Use qiime1 to sort the sequences into R1 and R2 based on primer sequences, and extract barcodes

extract_barcodes.py -f SAM1-31_S2_L001_R1_001.fastq -r SAM1-31_S2_L001_R2_001.fastq -o ext_barcodes_data --bc1_len 8 --bc2_len 0 --input_type barcode_paired_end -m 120117SNwhoi341F-mapping.csv --attempt_read_reorientation --verbose

#This works like a charm to divide the reads into forward and reverse and extract the barcodes, resulting in true R1 and R2 files, as well as a barcode file for demultiplexing later. The primers are still in the sequence. You will need your R1 and R2 fastq files as well as your mapping file. Adjust the barcode length, in my case it was 8nt and only found on the forward reads.

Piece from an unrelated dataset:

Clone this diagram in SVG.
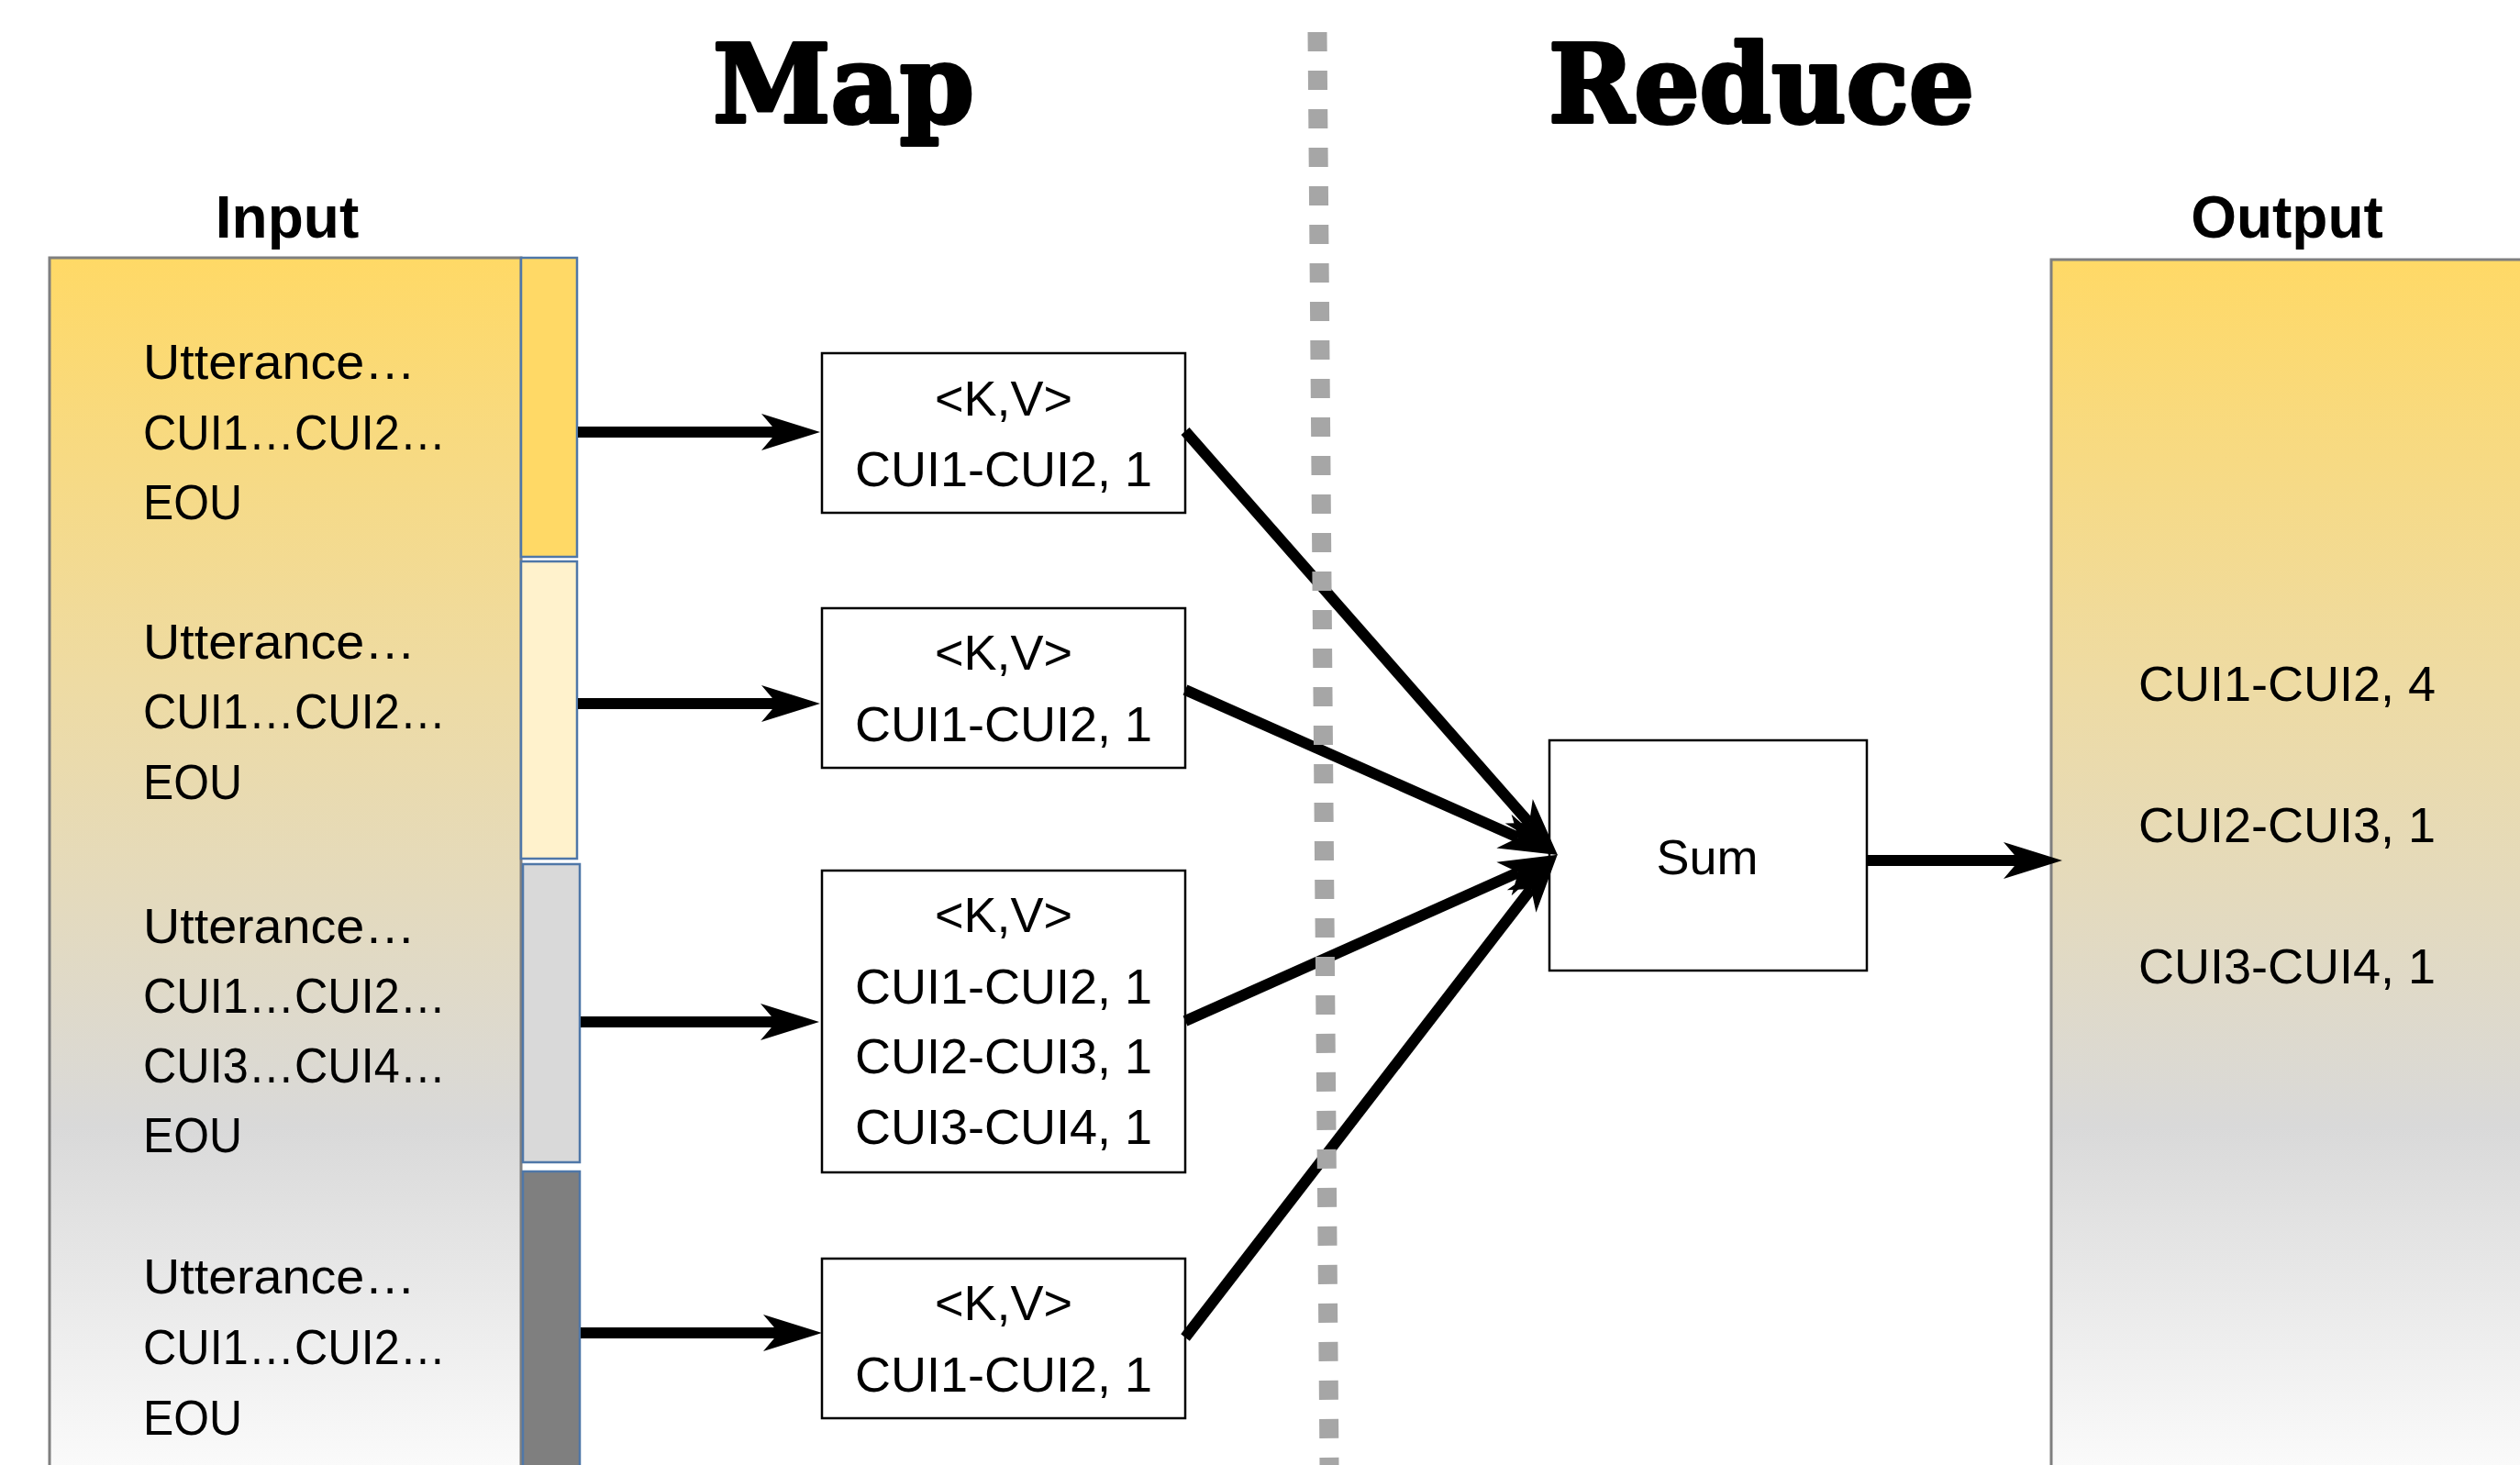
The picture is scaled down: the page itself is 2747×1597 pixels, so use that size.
<svg xmlns="http://www.w3.org/2000/svg" width="2747" height="1597" viewBox="0 0 2747 1597">
<defs>
<style>
.t{font-family:"Liberation Sans",Arial,sans-serif;font-size:54px;fill:#000}
.c{text-anchor:middle}
.hdr{font-family:"Liberation Sans",Arial,sans-serif;font-size:64px;font-weight:bold;fill:#000;text-anchor:middle}
.title{font-family:"DejaVu Serif","Liberation Serif",serif;font-size:118px;font-weight:900;fill:#000;stroke:#000;stroke-width:4;stroke-linejoin:round}
.box{fill:#fff;stroke:#000;stroke-width:2.5}
.strip{stroke:#4F77A8;stroke-width:2.5}
.big{stroke:#7F7F7F;stroke-width:3}
.conn{stroke:#000;stroke-width:12;fill:none}
</style>
<linearGradient id="grad" gradientUnits="userSpaceOnUse" x1="0" y1="281" x2="0" y2="1597">
<stop offset="0" stop-color="#FFD966"/>
<stop offset="0.35" stop-color="#EEDBA3"/>
<stop offset="0.72" stop-color="#D9D9D9"/>
<stop offset="1" stop-color="#FAFAFA"/>
</linearGradient>
<marker id="ah" markerUnits="userSpaceOnUse" markerWidth="66" markerHeight="42" refX="17" refY="21" orient="auto">
<path d="M0,1 L64,21 L0,41 L17,21 Z" fill="#000"/>
</marker>
</defs>
<rect width="2747" height="1597" fill="#fff"/>

<g id="titles">
<text class="title" x="777" y="133" textLength="285" lengthAdjust="spacingAndGlyphs">Map</text>
<text class="title" x="1688" y="133" textLength="464" lengthAdjust="spacingAndGlyphs">Reduce</text>
<text class="hdr" x="313" y="259">Input</text>
<text class="hdr" x="2493" y="259">Output</text>
</g>

<g id="input">
<rect class="big" x="54" y="281" width="514" height="1420" fill="url(#grad)"/>
<rect class="strip" x="568" y="281" width="61" height="326" fill="#FFD966"/>
<rect class="strip" x="568" y="612" width="61" height="324" fill="#FFF2CC"/>
<rect class="strip" x="570" y="942" width="62" height="325" fill="#D9D9D9"/>
<rect class="strip" x="570" y="1277" width="62" height="420" fill="#7F7F7F"/>
<text class="t" x="156" y="413" textLength="297" lengthAdjust="spacingAndGlyphs">Utterance…</text>
<text class="t" x="156" y="490" textLength="330" lengthAdjust="spacingAndGlyphs">CUI1…CUI2…</text>
<text class="t" x="156" y="566" textLength="108" lengthAdjust="spacingAndGlyphs">EOU</text>
<text class="t" x="156" y="718" textLength="297" lengthAdjust="spacingAndGlyphs">Utterance…</text>
<text class="t" x="156" y="794" textLength="330" lengthAdjust="spacingAndGlyphs">CUI1…CUI2…</text>
<text class="t" x="156" y="871" textLength="108" lengthAdjust="spacingAndGlyphs">EOU</text>
<text class="t" x="156" y="1028" textLength="297" lengthAdjust="spacingAndGlyphs">Utterance…</text>
<text class="t" x="156" y="1104" textLength="330" lengthAdjust="spacingAndGlyphs">CUI1…CUI2…</text>
<text class="t" x="156" y="1180" textLength="330" lengthAdjust="spacingAndGlyphs">CUI3…CUI4…</text>
<text class="t" x="156" y="1256" textLength="108" lengthAdjust="spacingAndGlyphs">EOU</text>
<text class="t" x="156" y="1410" textLength="297" lengthAdjust="spacingAndGlyphs">Utterance…</text>
<text class="t" x="156" y="1487" textLength="330" lengthAdjust="spacingAndGlyphs">CUI1…CUI2…</text>
<text class="t" x="156" y="1564" textLength="108" lengthAdjust="spacingAndGlyphs">EOU</text>
</g>

<g id="kv1">
<rect class="box" x="896" y="385" width="396" height="174"/>
<text class="t c" x="1094" y="453">&lt;K,V&gt;</text>
<text class="t c" x="1094" y="530">CUI1-CUI2, 1</text>
</g>
<g id="kv2">
<rect class="box" x="896" y="663" width="396" height="174"/>
<text class="t c" x="1094" y="730">&lt;K,V&gt;</text>
<text class="t c" x="1094" y="808">CUI1-CUI2, 1</text>
</g>
<g id="kv3">
<rect class="box" x="896" y="949" width="396" height="329"/>
<text class="t c" x="1094" y="1016">&lt;K,V&gt;</text>
<text class="t c" x="1094" y="1094">CUI1-CUI2, 1</text>
<text class="t c" x="1094" y="1170">CUI2-CUI3, 1</text>
<text class="t c" x="1094" y="1247">CUI3-CUI4, 1</text>
</g>
<g id="kv4">
<rect class="box" x="896" y="1372" width="396" height="174"/>
<text class="t c" x="1094" y="1439">&lt;K,V&gt;</text>
<text class="t c" x="1094" y="1517">CUI1-CUI2, 1</text>
</g>

<g id="sum">
<rect class="box" x="1689" y="807" width="346" height="251"/>
<text class="t c" x="1861" y="953">Sum</text>
</g>

<g id="output">
<rect class="big" x="2236" y="283" width="530" height="1420" fill="url(#grad)"/>
<text class="t" x="2331" y="764">CUI1-CUI2, 4</text>
<text class="t" x="2331" y="918">CUI2-CUI3, 1</text>
<text class="t" x="2331" y="1072">CUI3-CUI4, 1</text>
</g>

<g id="connectors">
<line class="conn" x1="630" y1="471" x2="847" y2="471" marker-end="url(#ah)"/>
<line class="conn" x1="630" y1="767" x2="847" y2="767" marker-end="url(#ah)"/>
<line class="conn" x1="633" y1="1114" x2="846" y2="1114" marker-end="url(#ah)"/>
<line class="conn" x1="633" y1="1453" x2="849" y2="1453" marker-end="url(#ah)"/>
<line class="conn" x1="1292" y1="470" x2="1667" y2="897" marker-end="url(#ah)"/>
<line class="conn" x1="1292" y1="752" x2="1655" y2="913" marker-end="url(#ah)"/>
<line class="conn" x1="1292" y1="1113" x2="1655" y2="951" marker-end="url(#ah)"/>
<line class="conn" x1="1292" y1="1458" x2="1669" y2="969" marker-end="url(#ah)"/>
<line class="conn" x1="2035" y1="938" x2="2201" y2="938" marker-end="url(#ah)"/>
</g>

<g id="separator">
<line x1="1436" y1="35" x2="1449" y2="1597" stroke="#A6A6A6" stroke-width="21" stroke-dasharray="21 21"/>
</g>
</svg>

Rename, move and Zip files

mkdir data
mv ext_barcodes_data/reads1.fastq data/forward.fastq
mv ext_barcodes_data/reads2.fastq data/reverse.fastq
mv ext_barcodes_data/barcodes.fastq data/
cd data/
gzip .

Import into QIIME2 and start processing

qiime tools import \
–type EMPPairedEndSequences \
–input-path data/ \
–output-path emp-paired-end-sequences.qza

qiime demux emp-paired \
–m-barcodes-file sample-metadata.tsv \ 
–m-barcodes-column BarcodeSequence \
–i-seqs emp-paired-end-sequences.qza \
–o-per-sample-sequences demux

qiime demux summarize \
–i-data demux.qza \
–o-visualization demux.qzv

mkdir 277-223

qiime dada2 denoise-paired \
–i-demultiplexed-seqs demux.qza \
–p-trim-left-f 17 \
–p-trim-left-r 21 \
–p-trunc-len-f 277 \
–p-trunc-len-r 223 \
–o-table 277-223/table.qza \
–o-representative-sequences 277-223/rep-seqs.qza \
–o-denoising-stats 277-223/denoising-stats.qza \
–p-n-threads 0 \
–verbose

#Note about denoising - as you probably know you will need to try several options to determine how to best trim the reads. I do this by first randomly subsampling the data using seqkit, and it seems crucial to allow enough overlap between the fwd and rev reads. In most cases I see the best results when I leave enough length to have about 50 bp overlap (assuming 450bp contigs), while trimming more from the rev reads that the fwd reads.

I hope this helps!